На рейде стоят каравеллы Великого Адмирала, вместе с тем в это же время у причала застыл «длинный, угрюмее самой правды, броненосец десантников», брошенный морской пехотой, «лечившей» страну от желтой политической лихорадки. Десантники-гринго обучили местных жителей пользоваться туалетной бумагой, носить туфли, привезли с собой синтетические лужайки и портативные стульчаки, придумали для президента управление национальной безопасности. Они же завезли «Библию и сифилис», что за сотни лет до них проделали испанцы.

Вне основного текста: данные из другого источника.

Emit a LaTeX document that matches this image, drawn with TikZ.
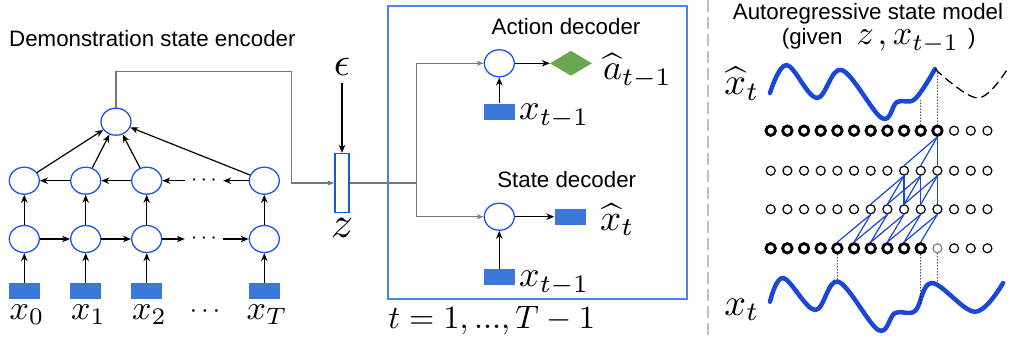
\documentclass[tikz,border=0pt]{standalone}
\usepackage{fix-cm}
\usepackage{fontspec}
\setmainfont{Liberation Sans}
\usetikzlibrary{arrows.meta,shapes.geometric}
\definecolor{cblue}{RGB}{26,85,227}
\definecolor{rblue}{RGB}{60,120,216}
\definecolor{bblue}{RGB}{74,134,232}
\definecolor{cgreen}{RGB}{106,168,79}
\definecolor{wblue}{RGB}{26,72,214}
\definecolor{ggray}{RGB}{120,120,120}
\newcommand{\mlab}[2]{\scalebox{#1}{\fontsize{10}{12}\selectfont$#2$}}
\tikzset{
 unit/.style={ellipse, draw=cblue, line width=1.3pt, minimum width=30pt, minimum height=27pt, inner sep=0pt, fill=white},
 inp/.style={rectangle, fill=rblue, minimum width=31pt, minimum height=16pt, inner sep=0pt},
 arr/.style={-{Stealth[length=8pt,width=6.5pt]}, line width=1.2pt},
 garr/.style={-{Stealth[length=7pt,width=5pt]}, line width=1.2pt, draw=ggray},
 gline/.style={line width=1.2pt, draw=ggray},
 lbl/.style={font=\fontsize{22.3}{26}\selectfont, inner sep=0pt},
 mth/.style={inner sep=0pt},
 rdot/.style={circle, draw, line width=1.2pt, minimum size=9pt, inner sep=0pt},
 tdot/.style={circle, draw, line width=2.8pt, minimum size=9.5pt, inner sep=0pt},
 gdot/.style={rdot, draw=gray},
 conn/.style={draw=wblue, line width=1.2pt},
 wave/.style={draw=wblue, line width=4.5pt, line cap=round, line join=round},
}
\begin{document}
\begin{tikzpicture}[x=1pt,y=-1pt]
\useasboundingbox (0,0) rectangle (1011,339);
% ---------------- left: encoder ----------------
\node[lbl, anchor=base west] (dt) at (9,46.7) {Demonstration state encoder};
\foreach \n/\x in {0/24.3,1/85.7,2/146.7,T/264.3}{
  \node[inp] (r\n) at (\x,291) {};
  \node[unit] (a\n) at (\x,239) {};
  \node[unit] (b\n) at (\x,180.7) {};
}
\node[unit] (top) at (116,121.7) {};
\node[minimum width=38pt, mth] (da) at (204,239) {\mlab{2.2}{\cdots}};
\node[minimum width=38pt, mth] (db) at (204,180.7) {\mlab{2.2}{\cdots}};
\foreach \n in {0,1,2,T}{
  \draw[arr] (r\n) -- (a\n);
  \draw[arr] (a\n) -- (b\n);
  \draw[arr] (b\n) -- (top);
}
\draw[arr] (a0) -- (a1);
\draw[arr] (a1) -- (a2);
\draw[arr] (a2) -- (da);
\draw[arr] (da) -- (aT);
\draw[arr] (b1) -- (b0);
\draw[arr] (b2) -- (b1);
\draw[arr] (db) -- (b2);
\draw[arr] (bT) -- (db);
\node[mth, anchor=base] (l0) at (27,319.3) {\mlab{3.4}{x_0}};
\node[mth, anchor=base] (l1) at (88.5,319.3) {\mlab{3.4}{x_1}};
\node[mth, anchor=base] (l2) at (149.5,319.3) {\mlab{3.4}{x_2}};
\node[mth, anchor=base] (lT) at (267,319.3) {\mlab{3.4}{x_T}};
\node[mth, anchor=base] (ld) at (205,317) {\mlab{2.6}{\cdots}};
% ---------------- latent ----------------
\node[draw=bblue, line width=2.2pt, minimum width=299pt, minimum height=293pt, inner sep=0pt] (box) at (537.8,152.5) {};
\node[rectangle, draw=cblue, line width=1.3pt, fill=white, minimum width=14pt, minimum height=59pt, inner sep=0pt] (zr) at (342,183) {};
\node[mth, anchor=base] (eps) at (342,76) {\mlab{4}{\epsilon}};
\node[mth, anchor=base] (zl) at (342,237) {\mlab{4.4}{z}};
\draw[arr] ([yshift=-7pt]eps.south) -- (zr.north);
\coordinate (g1) at (291.7,71.7);
\draw[garr] (top.north) |- (g1) |- (zr.west);
\coordinate (split) at (416.7,183);
\draw[gline] (zr.east) -- (split);
% ---------------- decoders ----------------
\node[lbl, anchor=base] (actt) at (566,34.3) {Action decoder};
\node[unit] (act) at (499.3,63.3) {};
\node[diamond, fill=cgreen, minimum width=42pt, minimum height=25pt, inner sep=0pt] (dia) at (571,63.3) {};
\node[mth, anchor=base west] (ahat) at (603,80) {\mlab{3.6}{\widehat{a}_{t-1}}};
\node[inp] (xa) at (499.3,111.7) {};
\node[mth, anchor=base west] (xal) at (519,120) {\mlab{3.6}{x_{t-1}}};
\draw[arr] (act) -- (dia);
\draw[arr] (xa) -- (act);
\node[lbl, anchor=base] (stt) at (566.7,187.3) {State decoder};
\node[unit] (st) at (499.3,216.7) {};
\node[inp] (xo) at (570,216.7) {};
\node[mth, anchor=base west] (xhl) at (600,230) {\mlab{3.7}{\widehat{x}_t}};
\node[inp] (xb) at (499.3,276.7) {};
\node[mth, anchor=base west] (xbl) at (519,286.7) {\mlab{3.6}{x_{t-1}}};
\draw[arr] (st) -- (xo);
\draw[arr] (xb) -- (st);
\draw[garr] (split) |- (act.west);
\draw[garr] (split) |- (st.west);
\node[mth, anchor=base] (tl) at (491.7,328) {\mlab{3.25}{t=1,...,T-1}};
% ---------------- divider ----------------
\coordinate (dv1) at (708,0);
\coordinate (dv2) at (708,339);
\draw[black!25, line width=1.5pt, dash pattern=on 12pt off 5pt] (dv1) -- (dv2);
% ---------------- right: autoregressive ----------------
\node[lbl, anchor=base] (rt) at (868,20) {Autoregressive state model};
\node[lbl, anchor=base west] (rg) at (781.7,45) {(given\hspace{14pt}\mlab{3.4}{z\mkern2mu,x_{t-1}}\hspace{9pt})};
\node[mth, anchor=base] (rxh) at (742,95) {\mlab{3.8}{\widehat{x}_t}};
\node[mth, anchor=base] (rx) at (742,315) {\mlab{3.8}{x_t}};
\foreach \i in {0,...,13}{
  \pgfmathsetmacro{\xx}{770.7+16.67*\i}
  \ifnum\i<11
    \node[tdot] (p\i) at (\xx,130.7) {};
  \else
    \node[rdot] (p\i) at (\xx,130.7) {};
  \fi
  \node[rdot] (q\i) at (\xx,170.7) {};
  \node[rdot] (s\i) at (\xx,209.3) {};
  \ifnum\i<10
    \node[tdot] (u\i) at (\xx,248.3) {};
  \else\ifnum\i=10
    \node[gdot] (u\i) at (\xx,248.3) {};
  \else
    \node[rdot] (u\i) at (\xx,248.3) {};
  \fi\fi
}
\foreach \j in {8,9,10}{ \draw[conn] (p10.south) -- (q\j.north); }
\foreach \i in {8,9,10}{
  \foreach \d in {0,1,2}{
    \pgfmathtruncatemacro{\k}{\i-\d}
    \draw[conn] (q\i.south) -- (s\k.north);
  }
}
\foreach \i in {6,...,10}{
  \foreach \d in {1,2}{
    \pgfmathtruncatemacro{\k}{\i-\d}
    \draw[conn] (s\i.south) -- (u\k.north);
  }
}
\draw[wave] plot[smooth, tension=0.6] coordinates {(770,93) (786.7,65) (816.7,98) (841.7,70) (881.7,118) (897,102) (915,99) (935,69)};
\draw[line width=1.3pt, dash pattern=on 9pt off 5pt] plot[smooth, tension=0.6] coordinates {(935,69) (978,98) (1008,68)};
\draw[wave] plot[smooth, tension=0.6] coordinates {(770,301.7) (783.3,278) (815,310) (838.3,281.7) (878.3,330) (895,313) (915,311) (932,283) (975,311.7) (1003,283)};
\coordinate (ct9) at (920.7,100);
\coordinate (ct10) at (937.4,70);
\coordinate (cb4) at (837.4,281);
\coordinate (cb9) at (920.7,305);
\coordinate (cb10) at (937.4,283);
\draw[dotted, line width=1pt] (p9.north) -- (ct9);
\draw[dotted, line width=1pt] (p10.north) -- (ct10);
\draw[dotted, line width=1pt] (u4.south) -- (cb4);
\draw[dotted, line width=1pt] (u9.south) -- (cb9);
\draw[dotted, line width=1pt] (u10.south) -- (cb10);
\end{tikzpicture}
\end{document}
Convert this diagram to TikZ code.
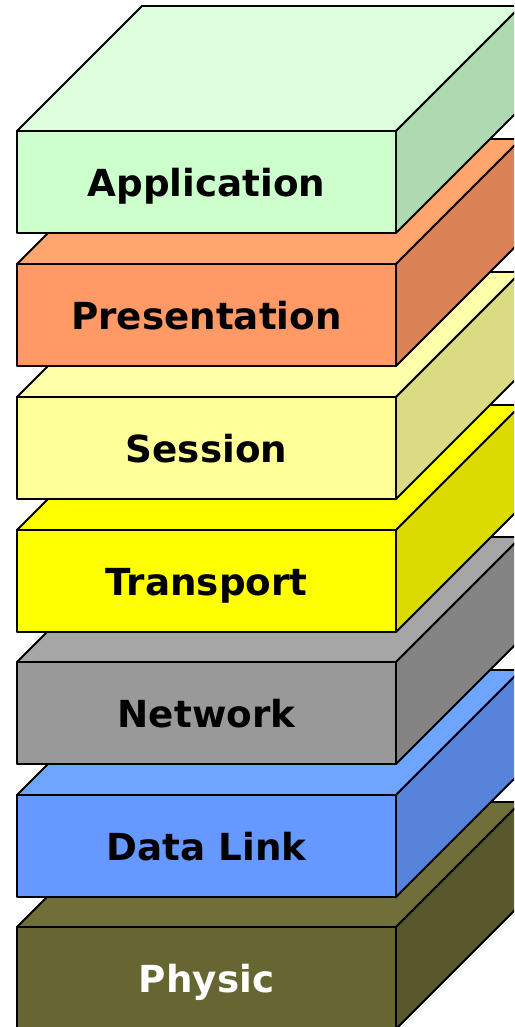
\documentclass[tikz,border=0pt]{standalone}
\usepackage{fontspec}
\setmainfont{DejaVu Sans}
\usetikzlibrary{calc}

\definecolor{apptop}{RGB}{221,255,221}
\definecolor{appfront}{RGB}{204,255,204}
\definecolor{appside}{RGB}{175,217,175}
\definecolor{prestop}{RGB}{255,166,110}
\definecolor{presfront}{RGB}{255,153,102}
\definecolor{presside}{RGB}{219,131,87}
\definecolor{sesstop}{RGB}{255,255,170}
\definecolor{sessfront}{RGB}{255,255,153}
\definecolor{sessside}{RGB}{219,219,131}
\definecolor{transtop}{RGB}{255,255,0}
\definecolor{transfront}{RGB}{255,255,0}
\definecolor{transside}{RGB}{219,219,0}
\definecolor{nettop}{RGB}{166,166,166}
\definecolor{netfront}{RGB}{153,153,153}
\definecolor{netside}{RGB}{131,131,131}
\definecolor{linktop}{RGB}{110,166,255}
\definecolor{linkfront}{RGB}{102,153,255}
\definecolor{linkside}{RGB}{87,131,219}
\definecolor{phystop}{RGB}{111,111,58}
\definecolor{physfront}{RGB}{102,102,51}
\definecolor{physside}{RGB}{88,88,44}

% y of the front top edge, top colour, front colour, side colour, node name, text
\def\osilayer#1#2#3#4#5#6{%
	\draw[layer edge, fill=#2] (17,#1) -- (142,#1-125) -- (521,#1-125) -- (396,#1) -- cycle;
	\draw[layer edge, fill=#4] (396,#1) -- (521,#1-125) -- (521,#1-23) -- (396,#1+102) -- cycle;
	\draw[layer edge, fill=#3] (17,#1) rectangle (396,#1+102);
	\node[layer text] (#5) at (206.5,#1+65) {#6};
}

\tikzset{
	layer edge/.style={line width=1.4pt, line join=round},
	layer text/.style={anchor=base, inner sep=0pt,
		font=\fontsize{26.5}{30}\selectfont\bfseries},
}

\begin{document}
\begin{tikzpicture}[x=0.025cm, y=-0.025cm]
		%%%%% START %%%%%
		
		\useasboundingbox (0, 0) rectangle (514, 1027);
		\clip (0, 0) rectangle (514, 1027);
		
		\osilayer{927}{phystop}{physfront}{physside}{physic}{\textcolor{white}{Physic}}
		\osilayer{795}{linktop}{linkfront}{linkside}{datalink}{Data Link}
		\osilayer{662}{nettop}{netfront}{netside}{network}{Network}
		\osilayer{530}{transtop}{transfront}{transside}{transport}{Transport}
		\osilayer{397}{sesstop}{sessfront}{sessside}{session}{Session}
		\osilayer{264}{prestop}{presfront}{presside}{presentation}{Presentation}
		\osilayer{131}{apptop}{appfront}{appside}{application}{Application}
		
		%%%%% END %%%%%
	\end{tikzpicture}
\end{document}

Идея единства истории на всех ее этапах утверждается вечностью старика-диктатора. Многоликий и единый оборотень, он испокон веку царил в стране, морил народ, торговал морем (фамилии послов, с которыми он торгуется, сначала английские, потом немецкие и американские – тоже символы времени, выявляющие неизменность истории) и умножал свои стада. Все известия об его смерти каждый раз оказывались блефом, и он снова обрушивался на народ, а как только народ охватывала политическая лихорадка, прибывала морская пехота, проводившая «дезинфекцию», и страна снова погружалась в «вековой летаргический сон», в «спертый воздух застоявшегося времени». Диктатор уверен в своем всемогуществе, все верят в него, и время, на которое он шикает, как на мышь, кружится на месте, задавленное неподвижной вечностью неправой власти.